With the European Central Bank announcing a rate cut Thursday, many emerging-market stocks showed intraday rallies.
India, in particular, has shown strength in 2014. With the nation’s business environment improving and Western investors becoming more comfortable putting money there, many analysts believe the Indian market is poised for still more growth in the coming years.
Wasatch Emerging India Fund (MUTF: WAINX)
The Wasatch Emerging India Fund has advanced 35 percent year to date as of early September. Its net asset value (NAV) is $2.74. The fund is most heavily weighted toward financial and consumer stocks.
Manager Ajay Krishnan focuses on small- and mid-cap growth companies in India with a market cap of less than $5 billion at purchase. The fund aims to give investors exposure to undiscovered gems in the Indian economy. Krishnan specifically looks for companies with above-average earnings growth.
The fund's holdings are generally not available to U.S. investors via American Depositary Receipts, so this is an example of a fund that allows exposure to asset classes that would be, for all intents and purposes, off-limits otherwise.
Actively managed funds generally carry higher expense ratios than index funds, and this is no exception. This is a no-load fund, so it carries no sales charge. However, even though Wasatch Funds has agreed to limit its expense ratio through at least January 31, 2016, the expense ratio is still somewhat high at 1.95 percent.

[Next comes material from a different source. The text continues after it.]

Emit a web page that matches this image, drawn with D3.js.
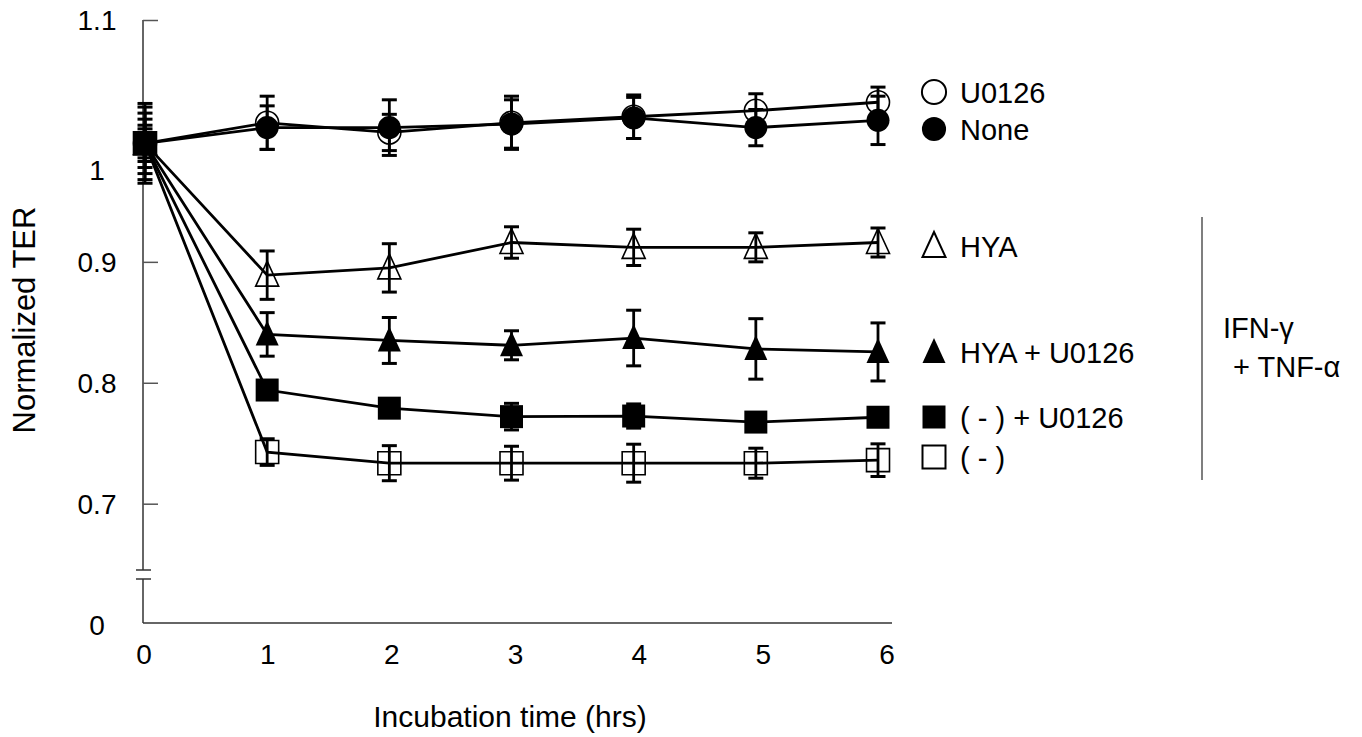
<!DOCTYPE html>
<html><head><meta charset="utf-8">
<script src="https://cdn.jsdelivr.net/npm/d3@7"></script>
<style>body{margin:0;background:#fff} svg{display:block} text{font-family:"Liberation Sans",Arial,sans-serif;fill:#000}</style>
</head><body><svg id="c" width="1362" height="737"></svg>
<script>
// ---- data ----
const times = [0, 1, 2, 3, 4, 5, 6];
const u0126    = [0.998, 1.015, 1.007, 1.015, 1.020, 1.025, 1.032];
const u0126Err = [0.030, 0.022, 0.015, 0.022, 0.018, 0.014, 0.0125];
const none     = [0.998, 1.011, 1.011, 1.014, 1.019, 1.011, 1.017];
const noneErr  = [0.025, 0.018, 0.023, 0.020, 0.017, 0.015, 0.020];
const hya      = [0.998, 0.889, 0.895, 0.916, 0.912, 0.912, 0.916];
const hyaErr   = [0.020, 0.020, 0.020, 0.013, 0.015, 0.012, 0.012];
const hyaU     = [0.998, 0.840, 0.835, 0.831, 0.837, 0.828, 0.8255];
const hyaUErr  = [0.015, 0.018, 0.019, 0.012, 0.023, 0.025, 0.024];
const negU     = [0.998, 0.794, 0.779, 0.772, 0.7725, 0.7675, 0.7715];
const negUErr  = [0.012, 0.006, 0.007, 0.011, 0.010, 0.007, 0.006];
const neg      = [0.998, 0.7427, 0.7335, 0.7335, 0.7335, 0.7335, 0.736];
const negErr   = [0.033, 0.011, 0.0145, 0.014, 0.0157, 0.0124, 0.0135];
const seriesNames = ["U0126", "None", "HYA", "HYA + U0126", "( - ) + U0126", "( - )"];
const seriesShapes = ["circle", "circle", "triangle", "triangle", "square", "square"];
const seriesFilled = [false, true, false, true, true, false];
const yTickValues = [1.1, 1.0, 0.9, 0.8, 0.7];
const yTickLabels = ["1.1", "1", "0.9", "0.8", "0.7"];
const yBreakLabel = "0";
const xTickLabels = ["0", "1", "2", "3", "4", "5", "6"];
const groupLabel = ["IFN-γ", "+ TNF-α"];
const xTitle = "Incubation time (hrs)";
const yTitle = "Normalized TER";

const values = [u0126, none, hya, hyaU, negU, neg];
const errors = [u0126Err, noneErr, hyaErr, hyaUErr, negUErr, negErr];

// ---- layout ----
const svg = d3.select("#c");
const x = d3.scaleLinear().domain([0, 6]).range([145, 878]);
const xl = d3.scaleLinear().domain([0, 6]).range([144, 887]);
const y = d3.scaleLinear().domain([0.7, 1.1]).range([503.7, 20]);
const axisX = 143, axisBottom = 623, breakTop = 570, breakBot = 579, axisRight = 892;
const axisCol = "#333";

// y axis line (broken)
svg.append("line").attr("x1", axisX).attr("x2", axisX).attr("y1", y(1.1)).attr("y2", breakTop).attr("stroke", axisCol).attr("stroke-width", 1.5);
svg.append("line").attr("x1", axisX).attr("x2", axisX).attr("y1", breakBot).attr("y2", axisBottom).attr("stroke", axisCol).attr("stroke-width", 1.5);
[breakTop, breakBot].forEach(v => svg.append("line").attr("x1", axisX - 7).attr("x2", axisX + 8).attr("y1", v).attr("y2", v).attr("stroke", axisCol).attr("stroke-width", 1.5));
// x axis line
svg.append("line").attr("x1", axisX).attr("x2", axisRight).attr("y1", axisBottom).attr("y2", axisBottom).attr("stroke", axisCol).attr("stroke-width", 1.5);

// y ticks (inside)
const yAxis = d3.axisLeft(y).tickValues(yTickValues).tickSize(-15).tickFormat("");
const gy = svg.append("g").attr("transform", `translate(${axisX},0)`).call(yAxis);
gy.select(".domain").remove();
gy.selectAll(".tick line").attr("stroke", "#555").attr("stroke-width", 1.5);

// y tick labels
const tickFont = 28;
svg.append("g").selectAll("text").data(yTickValues).join("text")
  .attr("x", 97).attr("y", (d, i) => y(d) + (yTickLabels[i] === "1" ? 29 : 0))
  .attr("dy", "0.36em").attr("text-anchor", "middle").attr("font-size", tickFont)
  .text((d, i) => yTickLabels[i]);
svg.append("text").attr("x", 97).attr("y", axisBottom + 2).attr("dy", "0.36em").attr("text-anchor", "middle").attr("font-size", tickFont).text(yBreakLabel);

// x tick labels
svg.append("g").selectAll("text").data(times).join("text")
  .attr("x", d => xl(d)).attr("y", 654).attr("dy", "0.36em").attr("text-anchor", "middle").attr("font-size", tickFont)
  .text((d, i) => xTickLabels[i]);

// titles
svg.append("text").attr("x", 510).attr("y", 727).attr("text-anchor", "middle").attr("font-size", 30).text(xTitle);
svg.append("text").attr("transform", "translate(35,320) rotate(-90)").attr("text-anchor", "middle").attr("font-size", 31).text(yTitle);

// markers
function markerPath(shape, s) {
  const p = d3.path();
  if (shape === "circle") { p.moveTo(s * 11.5, 0); p.arc(0, 0, s * 11.5, 0, Math.PI * 2); }
  else if (shape === "square") { p.rect(-11.5 * s, -11.5 * s, 23 * s, 23 * s); }
  else { p.moveTo(0, -14 * s); p.lineTo(11.5 * s, 11 * s); p.lineTo(-11.5 * s, 11 * s); p.closePath(); }
  return p.toString();
}

const line = d3.line().x((d, i) => x(times[i])).y(d => y(d));
const plot = svg.append("g");
values.forEach((vals, k) => {
  plot.append("path").attr("d", line(vals)).attr("fill", "none").attr("stroke", "#000").attr("stroke-width", 2.8);
});
values.forEach((vals, k) => {
  const g = plot.append("g");
  g.selectAll("path.m").data(vals).join("path").attr("class", "m")
    .attr("transform", (d, i) => `translate(${x(times[i])},${y(d)})`)
    .attr("d", markerPath(seriesShapes[k], 1))
    .attr("fill", seriesFilled[k] ? "#000" : "none")
    .attr("stroke", seriesFilled[k] ? "none" : "#000").attr("stroke-width", 1.6);
  vals.forEach((d, i) => {
    const cx = x(times[i]), e = errors[k][i];
    const y1 = y(d + e), y2 = y(d - e);
    g.append("line").attr("x1", cx).attr("x2", cx).attr("y1", y1).attr("y2", y2).attr("stroke", "#000").attr("stroke-width", 2.8);
    [y1, y2].forEach(yy => g.append("line").attr("x1", cx - 7.5).attr("x2", cx + 7.5).attr("y1", yy).attr("y2", yy).attr("stroke", "#000").attr("stroke-width", 3));
  });
});

// legend
const legendY = [92, 129, 246, 352, 417, 457];
const legendX = 934, legendTextX = 960;
const lg = svg.append("g");
seriesNames.forEach((name, k) => {
  lg.append("path").attr("transform", `translate(${legendX},${legendY[k]})`)
    .attr("d", markerPath(seriesShapes[k], seriesShapes[k] === "circle" ? 1.05 : 1))
    .attr("fill", seriesFilled[k] ? "#000" : "none")
    .attr("stroke", seriesFilled[k] ? "none" : "#000").attr("stroke-width", 2);
  lg.append("text").attr("x", legendTextX).attr("y", legendY[k] + 10.5).attr("font-size", 29).text(name);
});

// group bracket
svg.append("line").attr("x1", 1202).attr("x2", 1202).attr("y1", 217).attr("y2", 480).attr("stroke", "#555").attr("stroke-width", 1.5);
svg.append("text").attr("x", 1223).attr("y", 338).attr("font-size", 29).text(groupLabel[0]);
svg.append("text").attr("x", 1233).attr("y", 377).attr("font-size", 29).text(groupLabel[1]);
</script></body></html>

It’s clearly more difficult and costly for the fund manager to identify and research small non-U.S.-listed companies than it would be to research U.S. blue chips, so investors wanting access to this asset class may need to accept some higher expenses.

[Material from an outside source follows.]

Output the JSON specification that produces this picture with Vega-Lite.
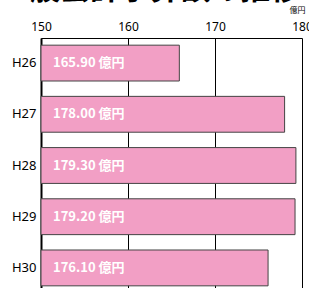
{
  "$schema": "https://vega.github.io/schema/vega-lite/v6.json",
  "autosize": "none",
  "width": 261,
  "height": 255,
  "padding": {"left": 41, "top": 38, "right": 7, "bottom": 0},
  "background": "white",
  "title": {
    "text": "一般会計予算額の推移",
    "font": "Noto Sans CJK JP",
    "fontSize": 30,
    "fontWeight": "bold",
    "color": "black",
    "anchor": "start",
    "frame": "group",
    "orient": "top",
    "offset": 0,
    "dx": -41,
    "dy": -1
  },
  "config": {
    "view": {"stroke": null},
    "font": "Noto Sans CJK JP"
  },
  "data": {
    "values": [
      {"year": "H26", "value": 165.9, "label": "165.90 億円"},
      {"year": "H27", "value": 178.0, "label": "178.00 億円"},
      {"year": "H28", "value": 179.3, "label": "179.30 億円"},
      {"year": "H29", "value": 179.2, "label": "179.20 億円"},
      {"year": "H30", "value": 176.1, "label": "176.10 億円"}
    ]
  },
  "encoding": {
    "y": {
      "field": "year",
      "type": "nominal",
      "sort": null,
      "scale": {"paddingInner": 0.3, "paddingOuter": 0.14},
      "axis": {
        "title": null,
        "ticks": false,
        "domainColor": "black",
        "domainWidth": 2,
        "labelFont": "Noto Sans",
        "labelFontSize": 13,
        "labelColor": "black",
        "labelPadding": 5
      }
    }
  },
  "layer": [
    {
      "mark": {"type": "bar", "color": "#F29FC5", "stroke": "#444444", "strokeWidth": 1},
      "encoding": {
        "x": {
          "field": "value",
          "type": "quantitative",
          "scale": {"domain": [150, 180], "zero": false, "nice": false},
          "axis": {
            "orient": "top",
            "values": [150, 160, 170, 180],
            "grid": true,
            "gridColor": "black",
            "gridWidth": 1,
            "gridOpacity": 1,
            "ticks": false,
            "domainColor": "black",
            "domainWidth": 1,
            "labelFont": "Noto Sans",
            "labelFontSize": 12,
            "labelColor": "black",
            "labelPadding": 5,
            "labelFlush": false,
            "title": "億円",
            "titleFontSize": 8,
            "titleFontWeight": "normal",
            "titleColor": "black",
            "titleAnchor": "end",
            "titleAlign": "right",
            "titleX": 264,
            "titleY": -24,
            "titleBaseline": "bottom"
          }
        },
        "x2": {"datum": 150}
      }
    },
    {
      "mark": {"type": "text", "align": "left", "baseline": "middle", "dx": 12, "color": "white", "fontWeight": "bold", "fontSize": 13, "font": "Noto Sans CJK JP"},
      "encoding": {
        "x": {"datum": 150},
        "text": {"field": "label", "type": "nominal"}
      }
    }
  ]
}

According to extensive research from Nobel-prize winner Eugene Fama and his colleagues at the University of Chicago, emerging market stocks and small-cap stocks both yield higher than expected returns over time than other asset classes. With a somewhat high expense ratio, the bar for performance is also high, so investors need to be sure they want particular asset-class exposure when they buy an active fund, such as Wasatch Emerging India.
A Fund With A Larger-Cap Tilt
Another top performer that gets you into Indian stocks is the Matthews India Fund Investor Class (MUTF: MINDX). However, this fund’s profile is somewhat different from the Wasatch fund. The Matthews India Fund invests in stocks, preferred stocks or convertible bonds of India-based firms. The tilt is toward mid-caps and large caps.
Year to date the Matthews India Fund is up 53 percent. The expense ratio of this fund is 1.13 percent. Top sector holdings are financials, consumer and industrials.
In the past three months, the fund has risen nearly 17 percent, with a NAV just shy of $25 in early September. New investors may want to wait for a pullback before diving in.